Reproduce all of the data below without alteration; exclude every picture.
** start of Information shown **
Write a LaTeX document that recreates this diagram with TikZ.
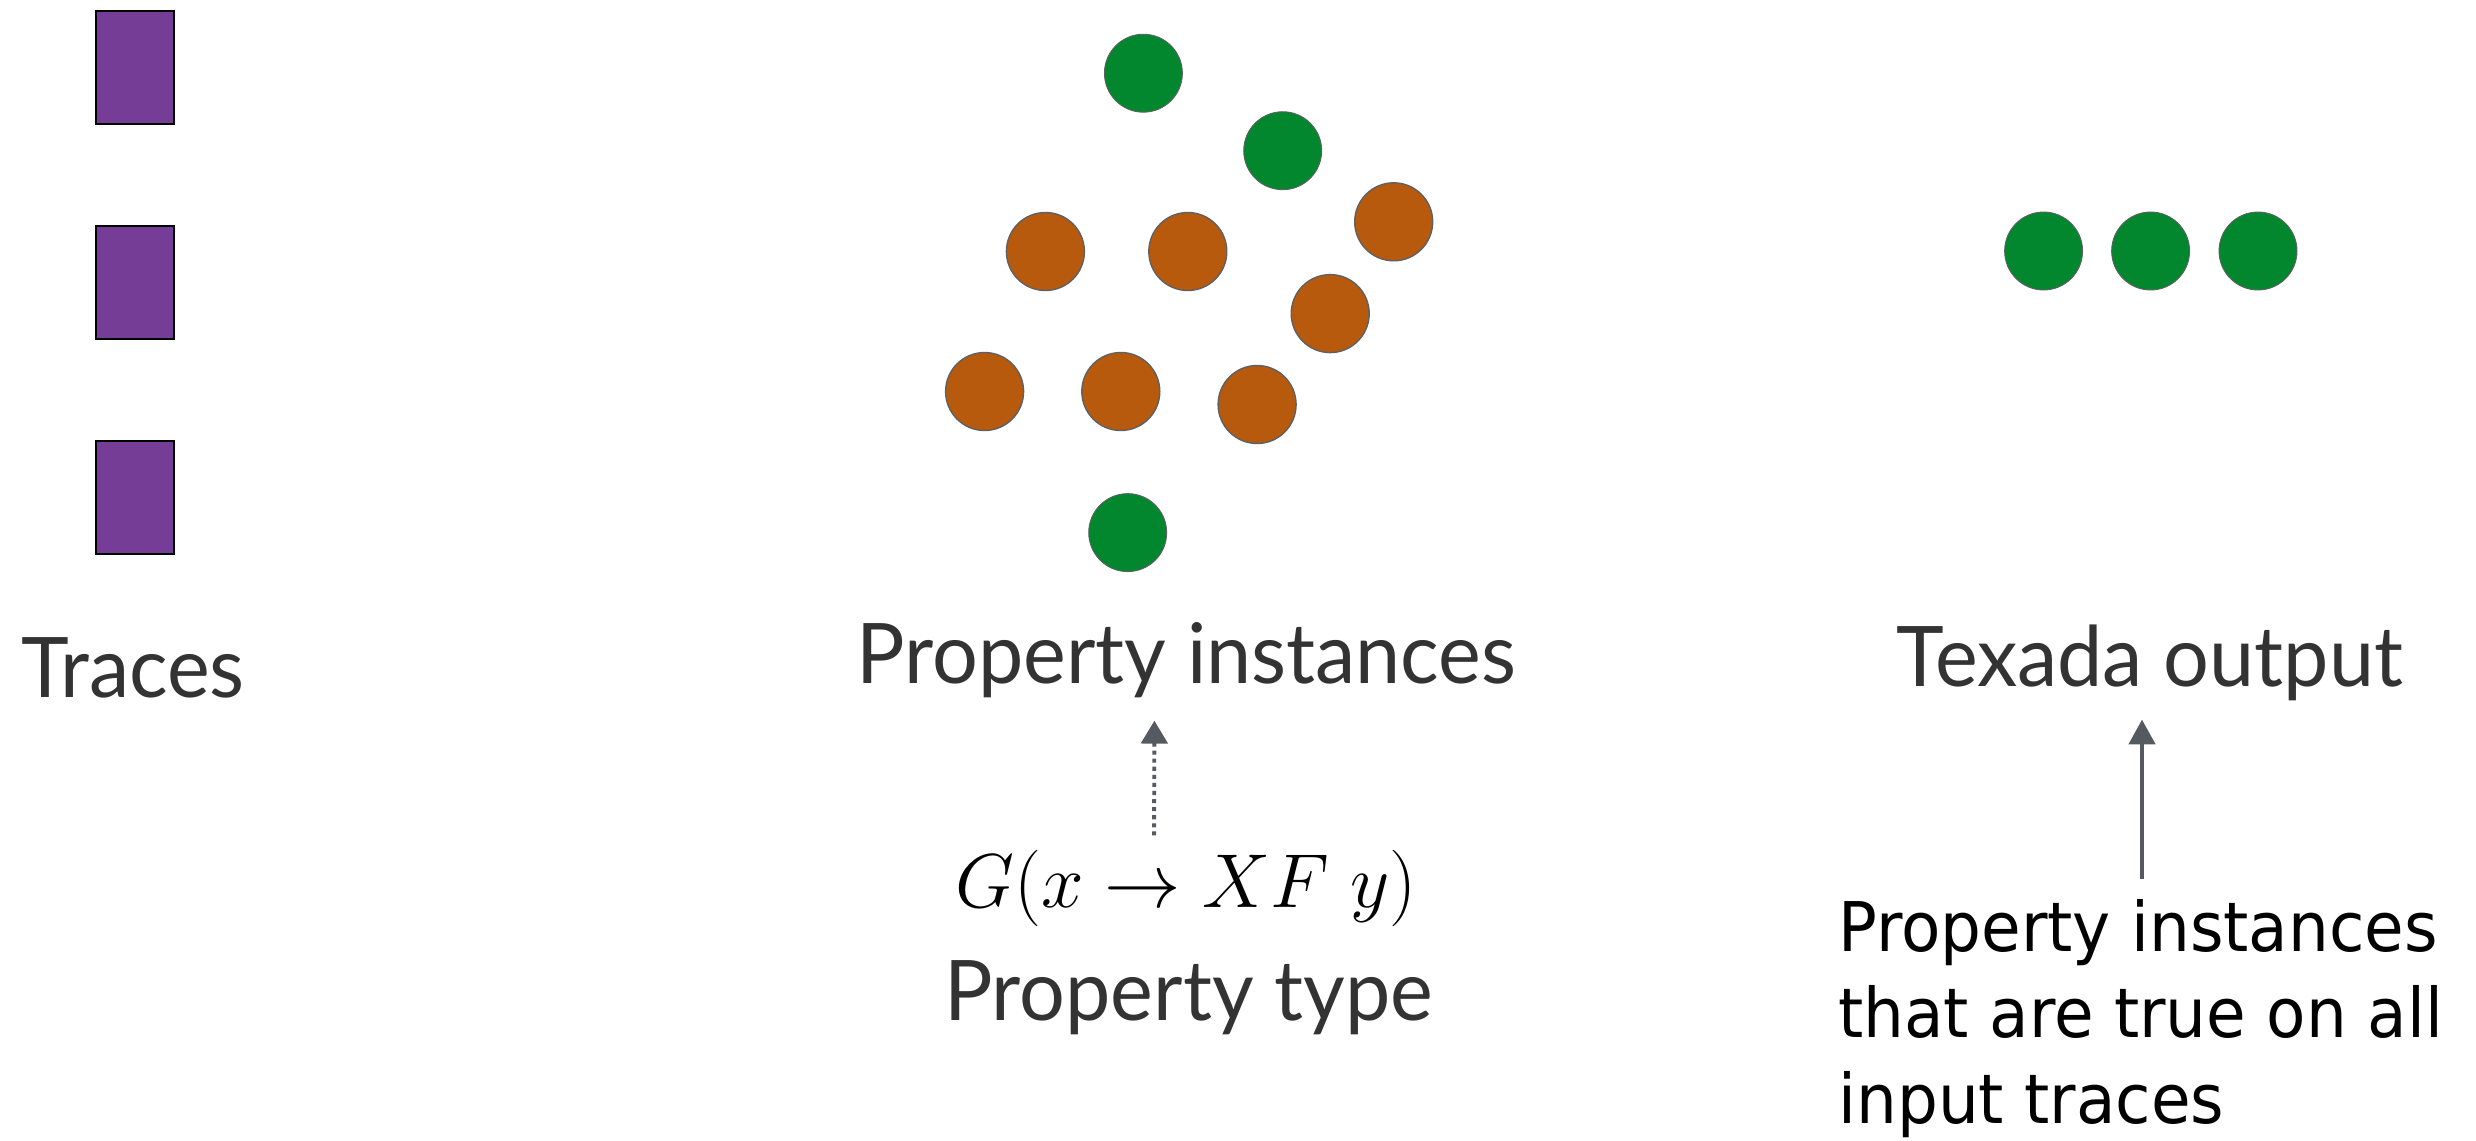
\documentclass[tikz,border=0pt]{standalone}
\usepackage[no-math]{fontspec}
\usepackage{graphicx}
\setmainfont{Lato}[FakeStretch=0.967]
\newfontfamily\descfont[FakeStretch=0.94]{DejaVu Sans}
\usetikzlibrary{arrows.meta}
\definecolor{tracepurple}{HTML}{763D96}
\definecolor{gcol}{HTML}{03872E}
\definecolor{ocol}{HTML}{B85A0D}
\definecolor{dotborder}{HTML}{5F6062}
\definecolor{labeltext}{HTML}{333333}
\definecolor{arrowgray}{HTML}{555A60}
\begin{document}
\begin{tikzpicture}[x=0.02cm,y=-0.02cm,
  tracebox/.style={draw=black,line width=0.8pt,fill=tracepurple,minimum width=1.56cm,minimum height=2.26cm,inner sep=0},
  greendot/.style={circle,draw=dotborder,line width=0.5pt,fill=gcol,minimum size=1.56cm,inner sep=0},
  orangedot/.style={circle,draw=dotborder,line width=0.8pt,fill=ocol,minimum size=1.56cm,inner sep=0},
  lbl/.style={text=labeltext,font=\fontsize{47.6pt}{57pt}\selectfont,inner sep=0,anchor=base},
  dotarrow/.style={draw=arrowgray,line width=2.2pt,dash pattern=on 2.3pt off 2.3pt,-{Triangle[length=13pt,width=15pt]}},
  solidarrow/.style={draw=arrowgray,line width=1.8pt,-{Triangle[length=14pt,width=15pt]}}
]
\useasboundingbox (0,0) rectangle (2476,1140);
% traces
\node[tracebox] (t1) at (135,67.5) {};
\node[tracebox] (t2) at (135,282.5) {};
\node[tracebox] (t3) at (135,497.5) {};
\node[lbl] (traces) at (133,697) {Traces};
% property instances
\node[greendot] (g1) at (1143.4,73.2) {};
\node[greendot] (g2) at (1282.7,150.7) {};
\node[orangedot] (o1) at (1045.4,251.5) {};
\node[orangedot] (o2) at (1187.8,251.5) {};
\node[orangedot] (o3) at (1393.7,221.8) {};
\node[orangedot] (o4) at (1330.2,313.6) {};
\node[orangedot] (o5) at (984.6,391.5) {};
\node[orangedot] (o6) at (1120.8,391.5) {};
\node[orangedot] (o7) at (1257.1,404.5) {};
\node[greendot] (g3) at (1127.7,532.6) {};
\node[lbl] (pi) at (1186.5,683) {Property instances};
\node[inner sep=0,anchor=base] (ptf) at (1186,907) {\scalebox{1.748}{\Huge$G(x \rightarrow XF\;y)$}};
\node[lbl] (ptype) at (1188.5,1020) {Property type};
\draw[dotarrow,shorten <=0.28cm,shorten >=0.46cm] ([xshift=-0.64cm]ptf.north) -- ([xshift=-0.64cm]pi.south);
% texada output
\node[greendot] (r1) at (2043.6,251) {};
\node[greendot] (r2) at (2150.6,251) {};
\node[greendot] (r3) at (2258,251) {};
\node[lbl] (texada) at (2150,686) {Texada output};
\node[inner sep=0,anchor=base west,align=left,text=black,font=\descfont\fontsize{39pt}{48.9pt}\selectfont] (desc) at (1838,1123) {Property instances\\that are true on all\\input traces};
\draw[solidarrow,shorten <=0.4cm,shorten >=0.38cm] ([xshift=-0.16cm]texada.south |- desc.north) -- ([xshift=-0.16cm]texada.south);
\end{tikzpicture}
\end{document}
** end of Information shown **
• Full solution:
Write a LaTeX document that recreates this diagram with TikZ.
\documentclass[tikz,border=0pt]{standalone}
\usepackage[no-math]{fontspec}
\usepackage{graphicx}
\setmainfont{Lato}[FakeStretch=0.967]
\newfontfamily\descfont[FakeStretch=0.94]{DejaVu Sans}
\usetikzlibrary{arrows.meta}
\definecolor{tracepurple}{HTML}{763D96}
\definecolor{gcol}{HTML}{03872E}
\definecolor{ocol}{HTML}{B85A0D}
\definecolor{dotborder}{HTML}{5F6062}
\definecolor{labeltext}{HTML}{333333}
\definecolor{arrowgray}{HTML}{555A60}
\begin{document}
\begin{tikzpicture}[x=0.02cm,y=-0.02cm,
  tracebox/.style={draw=black,line width=0.8pt,fill=tracepurple,minimum width=1.56cm,minimum height=2.26cm,inner sep=0},
  greendot/.style={circle,draw=dotborder,line width=0.5pt,fill=gcol,minimum size=1.56cm,inner sep=0},
  orangedot/.style={circle,draw=dotborder,line width=0.8pt,fill=ocol,minimum size=1.56cm,inner sep=0},
  lbl/.style={text=labeltext,font=\fontsize{47.6pt}{57pt}\selectfont,inner sep=0,anchor=base},
  dotarrow/.style={draw=arrowgray,line width=2.2pt,dash pattern=on 2.3pt off 2.3pt,-{Triangle[length=13pt,width=15pt]}},
  solidarrow/.style={draw=arrowgray,line width=1.8pt,-{Triangle[length=14pt,width=15pt]}}
]
\useasboundingbox (0,0) rectangle (2476,1140);
% traces
\node[tracebox] (t1) at (135,67.5) {};
\node[tracebox] (t2) at (135,282.5) {};
\node[tracebox] (t3) at (135,497.5) {};
\node[lbl] (traces) at (133,697) {Traces};
% property instances
\node[greendot] (g1) at (1143.4,73.2) {};
\node[greendot] (g2) at (1282.7,150.7) {};
\node[orangedot] (o1) at (1045.4,251.5) {};
\node[orangedot] (o2) at (1187.8,251.5) {};
\node[orangedot] (o3) at (1393.7,221.8) {};
\node[orangedot] (o4) at (1330.2,313.6) {};
\node[orangedot] (o5) at (984.6,391.5) {};
\node[orangedot] (o6) at (1120.8,391.5) {};
\node[orangedot] (o7) at (1257.1,404.5) {};
\node[greendot] (g3) at (1127.7,532.6) {};
\node[lbl] (pi) at (1186.5,683) {Property instances};
\node[inner sep=0,anchor=base] (ptf) at (1186,907) {\scalebox{1.748}{\Huge$G(x \rightarrow XF\;y)$}};
\node[lbl] (ptype) at (1188.5,1020) {Property type};
\draw[dotarrow,shorten <=0.28cm,shorten >=0.46cm] ([xshift=-0.64cm]ptf.north) -- ([xshift=-0.64cm]pi.south);
% texada output
\node[greendot] (r1) at (2043.6,251) {};
\node[greendot] (r2) at (2150.6,251) {};
\node[greendot] (r3) at (2258,251) {};
\node[lbl] (texada) at (2150,686) {Texada output};
\node[inner sep=0,anchor=base west,align=left,text=black,font=\descfont\fontsize{39pt}{48.9pt}\selectfont] (desc) at (1838,1123) {Property instances\\that are true on all\\input traces};
\draw[solidarrow,shorten <=0.4cm,shorten >=0.38cm] ([xshift=-0.16cm]texada.south |- desc.north) -- ([xshift=-0.16cm]texada.south);
\end{tikzpicture}
\end{document}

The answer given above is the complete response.